Begin

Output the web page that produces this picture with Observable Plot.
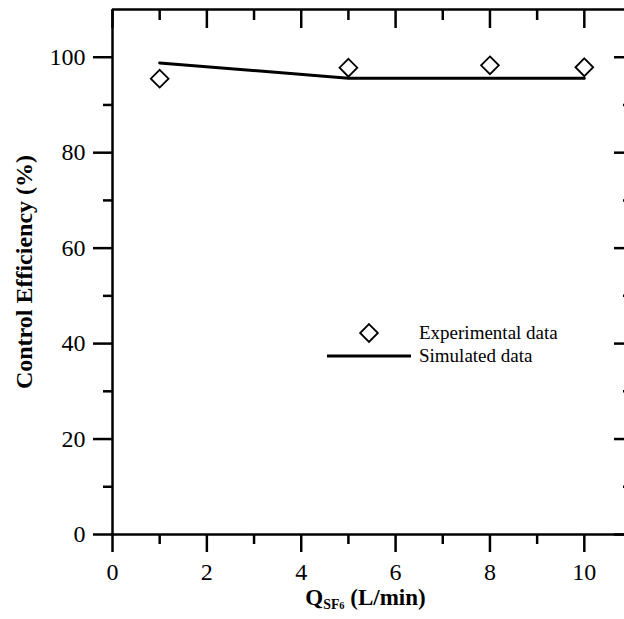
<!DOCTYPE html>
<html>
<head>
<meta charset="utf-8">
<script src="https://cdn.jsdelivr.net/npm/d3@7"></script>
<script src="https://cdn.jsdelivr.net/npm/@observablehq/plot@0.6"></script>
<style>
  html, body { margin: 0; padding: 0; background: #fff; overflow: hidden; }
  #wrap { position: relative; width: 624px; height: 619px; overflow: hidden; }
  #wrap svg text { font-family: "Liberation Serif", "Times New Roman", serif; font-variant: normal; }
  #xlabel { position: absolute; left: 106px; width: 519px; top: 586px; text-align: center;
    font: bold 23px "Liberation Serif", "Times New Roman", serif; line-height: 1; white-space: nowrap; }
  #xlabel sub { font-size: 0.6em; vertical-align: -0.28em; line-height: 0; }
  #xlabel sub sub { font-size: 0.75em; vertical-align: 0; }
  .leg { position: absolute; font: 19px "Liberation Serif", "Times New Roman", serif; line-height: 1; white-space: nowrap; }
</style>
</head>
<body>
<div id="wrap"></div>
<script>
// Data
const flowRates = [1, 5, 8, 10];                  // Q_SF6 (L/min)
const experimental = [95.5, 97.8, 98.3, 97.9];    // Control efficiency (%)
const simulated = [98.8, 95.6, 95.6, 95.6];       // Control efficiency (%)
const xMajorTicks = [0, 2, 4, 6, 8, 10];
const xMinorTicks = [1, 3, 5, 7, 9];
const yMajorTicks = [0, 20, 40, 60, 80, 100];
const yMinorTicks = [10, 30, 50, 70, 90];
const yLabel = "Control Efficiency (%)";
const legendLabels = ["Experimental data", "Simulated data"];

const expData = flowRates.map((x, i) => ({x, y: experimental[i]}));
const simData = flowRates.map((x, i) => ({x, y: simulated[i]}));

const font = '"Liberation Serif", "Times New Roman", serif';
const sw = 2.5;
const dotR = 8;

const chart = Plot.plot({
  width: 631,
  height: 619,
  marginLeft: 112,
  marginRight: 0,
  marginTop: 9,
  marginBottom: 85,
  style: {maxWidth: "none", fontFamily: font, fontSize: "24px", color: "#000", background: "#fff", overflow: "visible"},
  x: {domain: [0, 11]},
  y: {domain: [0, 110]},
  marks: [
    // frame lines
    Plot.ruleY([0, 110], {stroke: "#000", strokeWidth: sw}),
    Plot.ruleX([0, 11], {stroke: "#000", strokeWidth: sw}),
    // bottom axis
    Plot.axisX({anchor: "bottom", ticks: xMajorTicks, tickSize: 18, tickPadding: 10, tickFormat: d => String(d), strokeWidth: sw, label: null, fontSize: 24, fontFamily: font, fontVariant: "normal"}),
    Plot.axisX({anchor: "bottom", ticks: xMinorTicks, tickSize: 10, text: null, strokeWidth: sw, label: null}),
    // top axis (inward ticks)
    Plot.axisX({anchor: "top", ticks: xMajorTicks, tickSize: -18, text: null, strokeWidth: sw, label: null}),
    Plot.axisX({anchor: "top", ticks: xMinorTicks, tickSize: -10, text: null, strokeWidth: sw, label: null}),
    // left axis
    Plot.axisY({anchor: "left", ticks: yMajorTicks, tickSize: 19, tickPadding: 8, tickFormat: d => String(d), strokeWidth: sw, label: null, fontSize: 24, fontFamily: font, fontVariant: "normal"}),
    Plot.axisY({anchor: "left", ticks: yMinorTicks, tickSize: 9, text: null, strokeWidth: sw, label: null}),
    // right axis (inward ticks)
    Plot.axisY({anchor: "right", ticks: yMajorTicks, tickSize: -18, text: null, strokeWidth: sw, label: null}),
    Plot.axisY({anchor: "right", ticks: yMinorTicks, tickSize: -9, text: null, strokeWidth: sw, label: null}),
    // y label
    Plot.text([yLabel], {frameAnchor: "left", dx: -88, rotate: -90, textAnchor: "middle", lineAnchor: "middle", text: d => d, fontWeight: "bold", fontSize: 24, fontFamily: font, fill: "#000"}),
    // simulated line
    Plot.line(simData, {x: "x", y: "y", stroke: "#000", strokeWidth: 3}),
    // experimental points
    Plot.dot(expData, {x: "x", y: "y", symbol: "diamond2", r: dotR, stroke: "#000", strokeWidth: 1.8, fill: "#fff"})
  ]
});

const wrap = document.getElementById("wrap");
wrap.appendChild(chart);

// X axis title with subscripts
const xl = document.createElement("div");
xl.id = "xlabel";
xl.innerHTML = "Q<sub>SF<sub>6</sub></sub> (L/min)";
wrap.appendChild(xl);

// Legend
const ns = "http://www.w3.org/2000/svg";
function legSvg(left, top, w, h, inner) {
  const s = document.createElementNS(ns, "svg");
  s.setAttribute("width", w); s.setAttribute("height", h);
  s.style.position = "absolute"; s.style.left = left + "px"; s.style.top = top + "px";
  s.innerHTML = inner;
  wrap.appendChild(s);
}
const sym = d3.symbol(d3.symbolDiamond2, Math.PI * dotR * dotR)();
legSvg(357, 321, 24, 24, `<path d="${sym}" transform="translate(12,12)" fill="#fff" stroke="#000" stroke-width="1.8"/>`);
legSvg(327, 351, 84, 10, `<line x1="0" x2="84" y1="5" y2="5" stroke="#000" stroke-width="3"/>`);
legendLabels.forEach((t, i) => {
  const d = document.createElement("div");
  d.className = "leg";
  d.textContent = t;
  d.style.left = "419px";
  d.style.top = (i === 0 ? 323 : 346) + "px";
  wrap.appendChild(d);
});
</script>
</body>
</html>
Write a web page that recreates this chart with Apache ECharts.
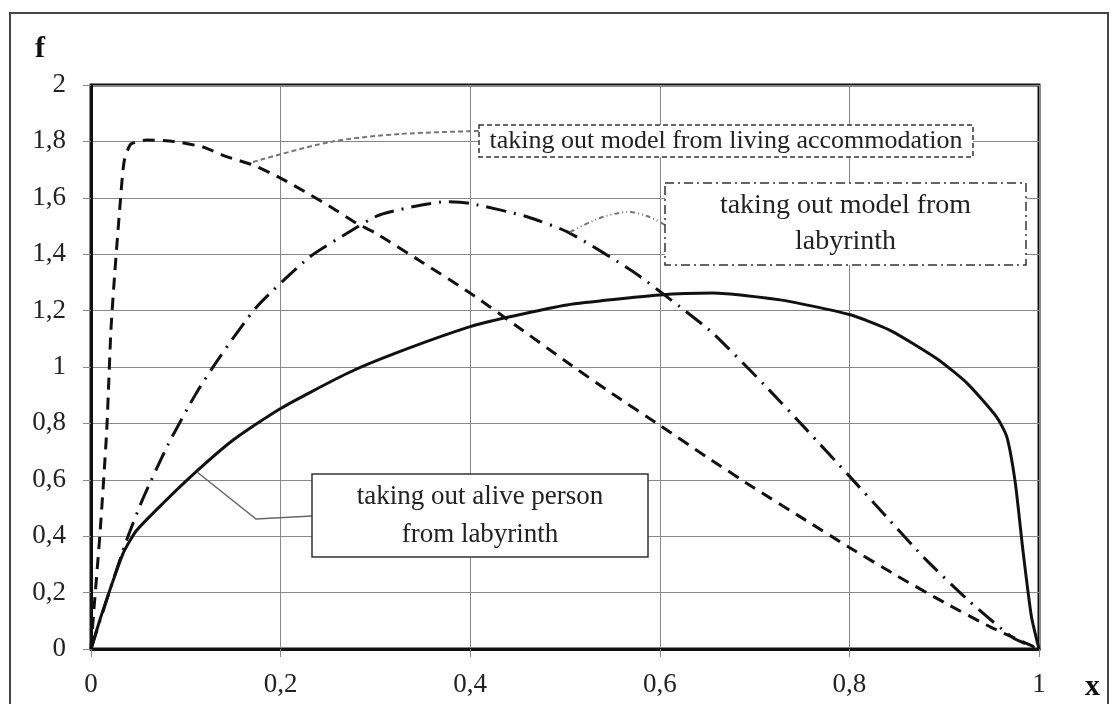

End

What you have to do: Images do not belong in the copy; reproduce all other parts of the records above verbatim.

The completed task:
Output the web page that produces this picture with Observable Plot.
<!DOCTYPE html>
<html>
<head>
<meta charset="utf-8">
<script src="https://cdn.jsdelivr.net/npm/d3@7"></script>
<script src="https://cdn.jsdelivr.net/npm/@observablehq/plot@0.6"></script>
<style>
  html, body { margin: 0; padding: 0; background: #fff; overflow: hidden; }
  #wrap { position: relative; width: 624px; height: 619px; overflow: hidden; }
  #wrap svg text { font-family: "Liberation Serif", "Times New Roman", serif; font-variant: normal; }
  #xlabel { position: absolute; left: 106px; width: 519px; top: 586px; text-align: center;
    font: bold 23px "Liberation Serif", "Times New Roman", serif; line-height: 1; white-space: nowrap; }
  #xlabel sub { font-size: 0.6em; vertical-align: -0.28em; line-height: 0; }
  #xlabel sub sub { font-size: 0.75em; vertical-align: 0; }
  .leg { position: absolute; font: 19px "Liberation Serif", "Times New Roman", serif; line-height: 1; white-space: nowrap; }
</style>
</head>
<body>
<div id="wrap"></div>
<script>
// Data
const flowRates = [1, 5, 8, 10];                  // Q_SF6 (L/min)
const experimental = [95.5, 97.8, 98.3, 97.9];    // Control efficiency (%)
const simulated = [98.8, 95.6, 95.6, 95.6];       // Control efficiency (%)
const xMajorTicks = [0, 2, 4, 6, 8, 10];
const xMinorTicks = [1, 3, 5, 7, 9];
const yMajorTicks = [0, 20, 40, 60, 80, 100];
const yMinorTicks = [10, 30, 50, 70, 90];
const yLabel = "Control Efficiency (%)";
const legendLabels = ["Experimental data", "Simulated data"];

const expData = flowRates.map((x, i) => ({x, y: experimental[i]}));
const simData = flowRates.map((x, i) => ({x, y: simulated[i]}));

const font = '"Liberation Serif", "Times New Roman", serif';
const sw = 2.5;
const dotR = 8;

const chart = Plot.plot({
  width: 631,
  height: 619,
  marginLeft: 112,
  marginRight: 0,
  marginTop: 9,
  marginBottom: 85,
  style: {maxWidth: "none", fontFamily: font, fontSize: "24px", color: "#000", background: "#fff", overflow: "visible"},
  x: {domain: [0, 11]},
  y: {domain: [0, 110]},
  marks: [
    // frame lines
    Plot.ruleY([0, 110], {stroke: "#000", strokeWidth: sw}),
    Plot.ruleX([0, 11], {stroke: "#000", strokeWidth: sw}),
    // bottom axis
    Plot.axisX({anchor: "bottom", ticks: xMajorTicks, tickSize: 18, tickPadding: 10, tickFormat: d => String(d), strokeWidth: sw, label: null, fontSize: 24, fontFamily: font, fontVariant: "normal"}),
    Plot.axisX({anchor: "bottom", ticks: xMinorTicks, tickSize: 10, text: null, strokeWidth: sw, label: null}),
    // top axis (inward ticks)
    Plot.axisX({anchor: "top", ticks: xMajorTicks, tickSize: -18, text: null, strokeWidth: sw, label: null}),
    Plot.axisX({anchor: "top", ticks: xMinorTicks, tickSize: -10, text: null, strokeWidth: sw, label: null}),
    // left axis
    Plot.axisY({anchor: "left", ticks: yMajorTicks, tickSize: 19, tickPadding: 8, tickFormat: d => String(d), strokeWidth: sw, label: null, fontSize: 24, fontFamily: font, fontVariant: "normal"}),
    Plot.axisY({anchor: "left", ticks: yMinorTicks, tickSize: 9, text: null, strokeWidth: sw, label: null}),
    // right axis (inward ticks)
    Plot.axisY({anchor: "right", ticks: yMajorTicks, tickSize: -18, text: null, strokeWidth: sw, label: null}),
    Plot.axisY({anchor: "right", ticks: yMinorTicks, tickSize: -9, text: null, strokeWidth: sw, label: null}),
    // y label
    Plot.text([yLabel], {frameAnchor: "left", dx: -88, rotate: -90, textAnchor: "middle", lineAnchor: "middle", text: d => d, fontWeight: "bold", fontSize: 24, fontFamily: font, fill: "#000"}),
    // simulated line
    Plot.line(simData, {x: "x", y: "y", stroke: "#000", strokeWidth: 3}),
    // experimental points
    Plot.dot(expData, {x: "x", y: "y", symbol: "diamond2", r: dotR, stroke: "#000", strokeWidth: 1.8, fill: "#fff"})
  ]
});

const wrap = document.getElementById("wrap");
wrap.appendChild(chart);

// X axis title with subscripts
const xl = document.createElement("div");
xl.id = "xlabel";
xl.innerHTML = "Q<sub>SF<sub>6</sub></sub> (L/min)";
wrap.appendChild(xl);

// Legend
const ns = "http://www.w3.org/2000/svg";
function legSvg(left, top, w, h, inner) {
  const s = document.createElementNS(ns, "svg");
  s.setAttribute("width", w); s.setAttribute("height", h);
  s.style.position = "absolute"; s.style.left = left + "px"; s.style.top = top + "px";
  s.innerHTML = inner;
  wrap.appendChild(s);
}
const sym = d3.symbol(d3.symbolDiamond2, Math.PI * dotR * dotR)();
legSvg(357, 321, 24, 24, `<path d="${sym}" transform="translate(12,12)" fill="#fff" stroke="#000" stroke-width="1.8"/>`);
legSvg(327, 351, 84, 10, `<line x1="0" x2="84" y1="5" y2="5" stroke="#000" stroke-width="3"/>`);
legendLabels.forEach((t, i) => {
  const d = document.createElement("div");
  d.className = "leg";
  d.textContent = t;
  d.style.left = "419px";
  d.style.top = (i === 0 ? 323 : 346) + "px";
  wrap.appendChild(d);
});
</script>
</body>
</html>
Write a web page that recreates this chart with Apache ECharts.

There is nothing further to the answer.